By Thomas J. Walsh
In 21st century America, will we finally link smart growth with investment and new attention to infrastructure? That was one of the questions put forth by Marilyn Taylor, the new dean of Penn’s School of Design and the former chair of the Urban Land Institute, at an afternoon session of a conference looking at “The Shape of the New American City,” co-hosted by the Penn Institute for Urban Research and the American Academy of Political and Social Science.
It was a broad, academic question, but there were plenty of people in the room with answers. “We are barely managing to maintain what our grandparents built for us, but at the same time, never has there been greater demand,” said Taylor, the senior urban design and planning partner at Skidmore Owings & Merrill LLP.
Infrastructure can prime the pumps of economic development, both private and public, like nothing else, speakers from several panels said. Yes, it’s true that bridges, and water, sewer and transportation systems need to be modernized. Roads need to be re-thought. But infrastructure also is tied directly to demographic changes and housing trends, panelists said, and with the unprecedented financial uncertainty coming after the biggest housing bubble in the nation’s history, where people will live in the next few decades and how they get around are broad questions that present an opportunity, even in the face of fiscal disaster.
Put another way, with the economy in shambles, why not rebuild it by doing something that desperately needs to be done anyway? Rebuilding and properly planning new infrastructure would create jobs in the short-run, ramp up many regional economies in the medium-term, and put in place a framework developed to meet anticipated long-term trends.
Easy, right? That’ll be $1.6 trillion, said Arthur Nelson, an urban affairs and growth management expert now at the University of Utah. Owning a home is only one of many American dreams, he said. It’s time to get to work on the others, especially since there is a rapidly growing demand for urban living, or at least neighborhoods with “urban-related attributes.” Evidently, Americans are starting to desires sidewalks and easy access to public transportation again.
Nelson’s statistics were compelling, shuttling between increased life expectancy (he’s seen actuarial tables that include people up to 120 years old), expected housing preferences and trends for retiring Baby Boomers, the “Echo Boomers” and those in between. Here’s one for you: Between now and 2020, 72 percent of new housing stock nationwide must be for rental units – otherwise the single-family housing glut will worsen. Part of that equation is that city centers will have to just about double their rental supply to meet demand over the next 30 years.
“It’s a natural,” said Robert Cervero, a city and regional planning professor at the University of California, Berkeley. Why not concentrate on green infrastructure, and at the same time possibly create less demand on public infrastructure via eco-friendly personal options?
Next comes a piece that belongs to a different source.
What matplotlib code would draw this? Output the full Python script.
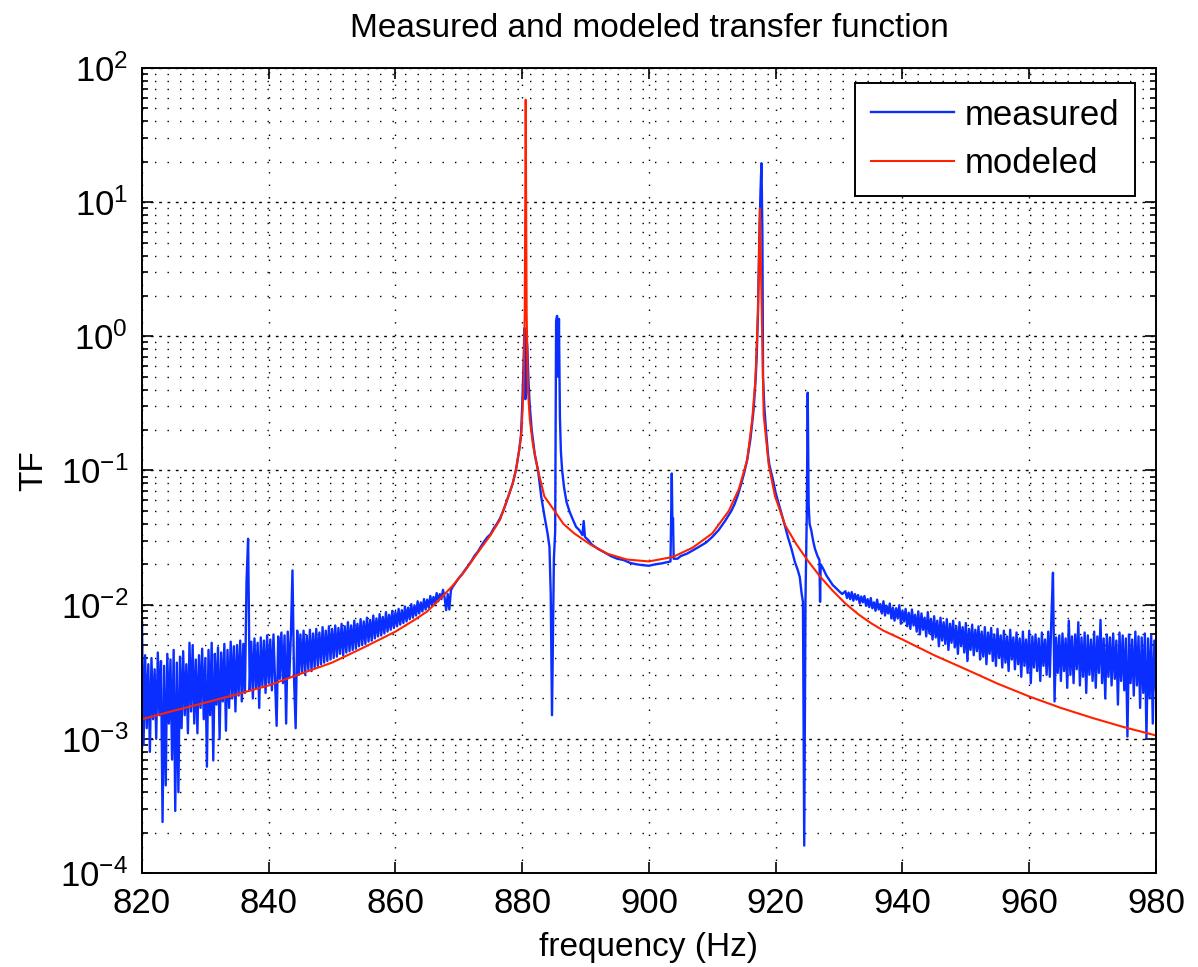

Cervero pointed out examples of re-configured cities with significant wow factors in Singapore and South Korea, but showed American versions of “deconstructed highway infrastructure” in San Francisco (opening up that city’s waterfront, just by the way), Boston, Seattle, Portland and Milwaukee. He called it “urban regeneration with less mobility,” with a calming effect on traffic congestion when done correctly.
Stephen Mullin, an executive with Econsult Corp. in Philadelphia and deputy mayor for commerce in the Rendell administration, was on hand as a “respondent” to the panel on infrastructure. He said he takes a very broad view of infrastructure, and views it in civic and business terms as well as the traditional view as the physical bones of a city or region. But he also cautioned against being too general with a term like “green infrastructure,” which tends to create a mindset that any benefit is greater than the cost – a dangerous precedent, he said.
Even assuming that direct commitments to infrastructure would be a balm to the uncertain times to come, Mullin said the bottom line is, “How to pay for it? How to make the case?” One way to start the discussion is a determination on whether the effort would lead a region’s recovery, or lag behind it.
“In growing cities it lags,” he said. “In stagnant and declining cities it can actually lead, as you are re-investing and upgrading.” Job creation, though, often leads to power grabs for their immediate, short-term benefits. With infrastructure modernization, if there is no long-term return on investment, the purpose is defeated.
That said, this is “the ideal time to do it,” Mullin said, and city and state governments would be wrong to ratchet down their long-term plans. Federal money, local targeted taxes, bond financing – all of it is on the table. “The markets are hungry,” he said.
Speaking of the capital markets, if nothing else good comes of the credit collapse and the snuffing out of all five American investment banks in a seven-month period, it might be that American financiers are nothing if not creative. Bringing together the public good with private investment dollars ought to be a snap.
“For the last 100 years we’ve had publicly invested infrastructure and privately developed land,” said Cervero. “That hasn’t worked very well. Public-private partnerships could work here.”
“It will be quite interesting to see when the next economic stimulus package is passed,” said Taylor, who didn’t need to tell the room that infrastructure concerns have earned only a passing mention in the current Presidential campaign, “whether it is in systems that create a long-term competitive advantage, or if it’s a check that you can go spend.”